Mixsonian Rosalie and Wilbur Morris

1926
Morris Darlington Mixson is born

Wilbur holding MorrisWilbur holding Morris

In the summer of 1926 Wilbur and Rosalie third child was born, a son they named Morris with the middle name of Darlington like his father and his father before him.  Rosalie’s mother, Fannie wanted Rosalie to come to their house to have the baby but Rosalie told her mother “This isn’t my first time, I’ll be fine.” and so Morris was born in their new house.    

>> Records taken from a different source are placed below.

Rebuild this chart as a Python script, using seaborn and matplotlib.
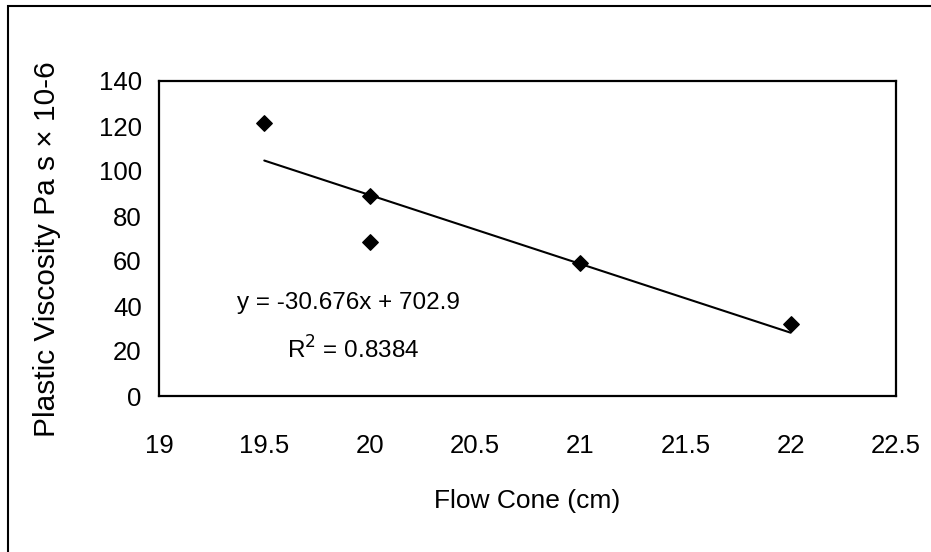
import matplotlib
matplotlib.use("Agg")
import numpy as np
import pandas as pd
import seaborn as sns
import matplotlib.pyplot as plt
from matplotlib.patches import Rectangle

# values
flow_cone = [19.5, 20.0, 20.0, 21.0, 22.0]
plastic_visc = [121.5, 89.0, 68.5, 59.0, 32.2]
x_ticks = [19, 19.5, 20, 20.5, 21, 21.5, 22, 22.5]
y_ticks = [0, 20, 40, 60, 80, 100, 120, 140]

df = pd.DataFrame({"flow": flow_cone, "visc": plastic_visc})

sns.set_style("white")
plt.rcParams["font.family"] = ["Liberation Sans", "DejaVu Sans"]
plt.rcParams.update({"text.color": "black", "axes.labelcolor": "black",
                     "xtick.color": "black", "ytick.color": "black"})

fig = plt.figure(figsize=(9.31, 5.52), dpi=100)
ax = fig.add_axes([159 / 931, 1 - 396 / 552, 737 / 931, 315 / 552])

sns.regplot(data=df, x="flow", y="visc", ax=ax, ci=None, marker="D",
            scatter_kws={"s": 62, "color": "black", "edgecolors": "black",
                         "alpha": 1},
            line_kws={"color": "black", "lw": 1.5})

ax.set_xlim(19, 22.5)
ax.set_ylim(0, 140)
ax.set_xticks(x_ticks)
ax.set_xticklabels([f"{t:g}" for t in x_ticks])
ax.set_yticks(y_ticks)
ax.tick_params(axis="both", direction="inout", length=11, width=0.8,
               color="black", labelcolor="black", labelsize=18.5)
ax.tick_params(axis="x", pad=22)
ax.tick_params(axis="y", pad=7)
for s in ax.spines.values():
    s.set_color("black")
    s.set_linewidth(1.6)

ax.set_xlabel("Flow Cone (cm)", fontsize=19, color="black")
ax.xaxis.set_label_coords(0.499, -0.295)
ax.set_ylabel("")
fig.text(47 / 931, 1 - 249 / 552, "Plastic Viscosity Pa s × 10-6",
         fontsize=21.5, rotation=90, ha="center", va="center", color="black")

ax.text(0.106, 0.295, "y = -30.676x + 702.9", transform=ax.transAxes,
        fontsize=17.5, va="center", ha="left", color="black")
ax.text(0.174, 0.146, "R$^2$ = 0.8384", transform=ax.transAxes,
        fontsize=17.5, va="center", ha="left", color="black")

fig.patches.append(Rectangle((8 / 931, -0.1), 1.0, 1.1 - 6 / 552,
                             transform=fig.transFigure, fill=False,
                             lw=1.5, edgecolor="black"))

fig.savefig("out.png", dpi=100)
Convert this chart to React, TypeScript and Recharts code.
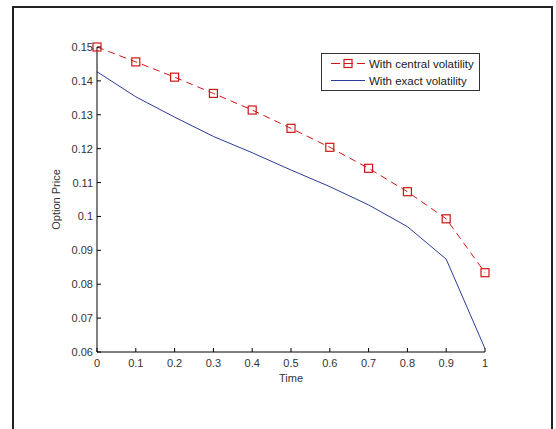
import React from 'react';
import { LineChart, Line, XAxis, YAxis, Legend, Label } from 'recharts';

const times = [0, 0.1, 0.2, 0.3, 0.4, 0.5, 0.6, 0.7, 0.8, 0.9, 1];
const centralVolatility = [0.15, 0.1456, 0.1411, 0.1363, 0.1314, 0.126, 0.1204, 0.1142, 0.1073, 0.0993, 0.0834];
const exactVolatility = [0.1427, 0.1353, 0.1293, 0.1236, 0.1188, 0.1137, 0.1088, 0.1034, 0.097, 0.0874, 0.061];
const xTicks = [0, 0.1, 0.2, 0.3, 0.4, 0.5, 0.6, 0.7, 0.8, 0.9, 1];
const yTicks = [0.06, 0.07, 0.08, 0.09, 0.1, 0.11, 0.12, 0.13, 0.14, 0.15];

const data = times.map((t, i) => ({ t, central: centralVolatility[i], exact: exactVolatility[i] }));

const FONT = '"Liberation Sans", Arial, sans-serif';
const RED = '#d01515';
const BLUE = '#2c3c96';
const TICK_COLOR = '#333';

function XTick({ x, y, payload }: any) {
  return (
    <g>
      <line x1={x} x2={x} y1={y} y2={y - 4} stroke="#000" />
      <text x={x} y={y + 15} textAnchor="middle" fontSize={11} fontFamily={FONT} fill={TICK_COLOR}>
        {String(payload.value)}
      </text>
    </g>
  );
}

function YTick({ x, y, payload }: any) {
  return (
    <g>
      <line x1={x} x2={x + 4} y1={y} y2={y} stroke="#000" />
      <text x={x - 4} y={y + 4} textAnchor="end" fontSize={11} fontFamily={FONT} fill={TICK_COLOR}>
        {String(payload.value)}
      </text>
    </g>
  );
}

function SquareDot({ cx, cy }: any) {
  if (cx == null || cy == null) return null;
  return <rect x={cx - 4} y={cy - 4} width={8} height={8} fill="none" stroke={RED} strokeWidth={1.2} />;
}

function LegendBox() {
  return (
    <svg width={160} height={39} style={{ display: 'block' }}>
      <rect x={0.5} y={0.5} width={158} height={37} fill="#fff" stroke="#333" />
      <line x1={10} x2={44} y1={10.5} y2={10.5} stroke={RED} strokeDasharray="9 4" />
      <rect x={23} y={6.5} width={8} height={8} fill="none" stroke={RED} strokeWidth={1.2} />
      <text x={48} y={14.5} fontSize={11.5} fontFamily={FONT} fill="#222">With central volatility</text>
      <line x1={10} x2={44} y1={27.5} y2={27.5} stroke={BLUE} />
      <text x={48} y={31.5} fontSize={11.5} fontFamily={FONT} fill="#222">With exact volatility</text>
    </svg>
  );
}

export default function App() {
  return (
    <div style={{ position: 'absolute', left: 0, top: 0, width: 556, height: 429, background: '#fff', overflow: 'hidden' }}>
      <div
        style={{
          position: 'absolute',
          left: 12,
          top: 6,
          width: 537,
          height: 440,
          borderTop: '2px solid #222',
          borderLeft: '2px solid #222',
          borderRight: '2px solid #222',
        }}
      />
      <div style={{ position: 'absolute', left: 0, top: 0 }}>
        <LineChart width={556} height={429} data={data} margin={{ top: 47, right: 71, bottom: 47, left: 47 }}>
          <XAxis
            dataKey="t"
            type="number"
            domain={[0, 1]}
            ticks={xTicks}
            height={30}
            tickSize={0}
            tickMargin={0}
            tickLine={false}
            axisLine={{ stroke: '#000' }}
            tick={<XTick />}
            interval={0}
          >
            <Label
              content={({ viewBox }: any) => (
                <text x={viewBox.x + viewBox.width / 2} y={viewBox.y + 30} textAnchor="middle" fontSize={11} fontFamily={FONT} fill={TICK_COLOR}>
                  Time
                </text>
              )}
            />
          </XAxis>
          <YAxis
            type="number"
            domain={[0.06, 0.15]}
            ticks={yTicks}
            width={50}
            tickSize={0}
            tickMargin={0}
            tickLine={false}
            axisLine={{ stroke: '#000' }}
            tick={<YTick />}
            interval={0}
          >
            <Label
              content={({ viewBox }: any) => {
                const cx = 60;
                const cy = viewBox.y + viewBox.height / 2;
                return (
                  <text x={cx} y={cy} transform={`rotate(-90, ${cx}, ${cy})`} textAnchor="middle" fontSize={11} fontFamily={FONT} fill={TICK_COLOR}>
                    Option Price
                  </text>
                );
              }}
            />
          </YAxis>
          <Legend
            layout="vertical"
            align="center"
            verticalAlign="middle"
            content={<LegendBox />}
            wrapperStyle={{ position: 'absolute', left: 321, top: 53, width: 160, height: 39 }}
          />
          <Line
            type="linear"
            dataKey="exact"
            stroke={BLUE}
            strokeWidth={1}
            dot={false}
            activeDot={false}
            isAnimationActive={false}
          />
          <Line
            type="linear"
            dataKey="central"
            stroke={RED}
            strokeWidth={1}
            strokeDasharray="7 5"
            dot={<SquareDot />}
            activeDot={false}
            isAnimationActive={false}
          />
        </LineChart>
      </div>
    </div>
  );
}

Wilbur worked the farm and had a small garden growing corn, beans, squash, tomatoes, okra, potatoes, and peanuts to feed to the hogs.  They were thankful when the regular Florida summer afternoon showers started.  They were so regular some summers you could set your watch by the rain starting around four o’clock.  If they didn’t get enough rain, they had to use the hard earned water they hauled in the wagon from Rosalie’s parents’ house to water the garden.  Rosalie loved the sound of the rain on the hot tin roof and how it cooled off the day from the scorching summer heat.  

Wilbur made other improvements, a woodshed, fences, and built a chicken coop which Rosalie tended the chickens and gathered the eggs.  He also planted orange trees and a fig tree.   It was hard living, but they had enough food to eat.  Rosalie sold eggs for a little spending money which she would often buy cloth to make clothes for the family.  In the fall they would harvest the dried corn and take it to the local miller to be ground into to corn meal and grits, the miller taking a small amount of it in trade for grinding it.

Their land was heavily wooded with oaks, hickory and pines so it first had to be cleared to make room for a garden and pastures for the cows.  Clearing the land was a social affair in which other families came to help with and with eleven siblings Wilbur had plenty of family to help.  A day was chosen, and the word spread.   On the day of the “log rolling” as it was known, everyone showed up, men, women and children making it quite an affair. The men bringing their axes, saws, cant hooks and other tools cut the underbrush and fell the trees.  A few of the best trees were saved  to make lumber and the rest were rolled into piles to burn.  While the men worked hard, the women cooked and prepared food to eat and the children played with their cousins and friends, it was quite a social affair.  Come lunch time the men took a break and had picnic feast of all the food the women had prepare then go back to work.  They would work until dusk when they would set fire to the piles of trees before going home.   

The land Rosalie’s father gave them was higher and drier than the lower hammock land that Wilbur father farmed and Wilbur’s father didn’t think it would be good for farming but Wilbur proved him to be wrong.  It did take more work to water the crops and come the next fall they had a barn full of corn, stacks of hay and a good crop of peanuts to fatten the hogs on.

Flemington Baptist Church  

In 1926 Miles Benjamin Mixson was re-elected as clerk of Flemington Baptist Church.  The church was still struggling meeting only once a month. In January collecting $32.5 and in March $1.37 in offerings but in April they did mange collecting $12.00 to pay the pastor.  Finding a regular paster was a problem.  Reverend Guss Padgett who preached several months earlier in the year was replaced by  Reverend Walden who resigned in August. The church committee searched for a new paster offering $20.00 a month to the candidates.  This was hard to meet for in September they only collected $2.35 in the offering plate.  

In December of 1927 Miles Mixson dies after serving as church clerk for the past seven years. The service held at the church was well attended and Miles was put to rest in the Flemington Baptist Church Cemetery.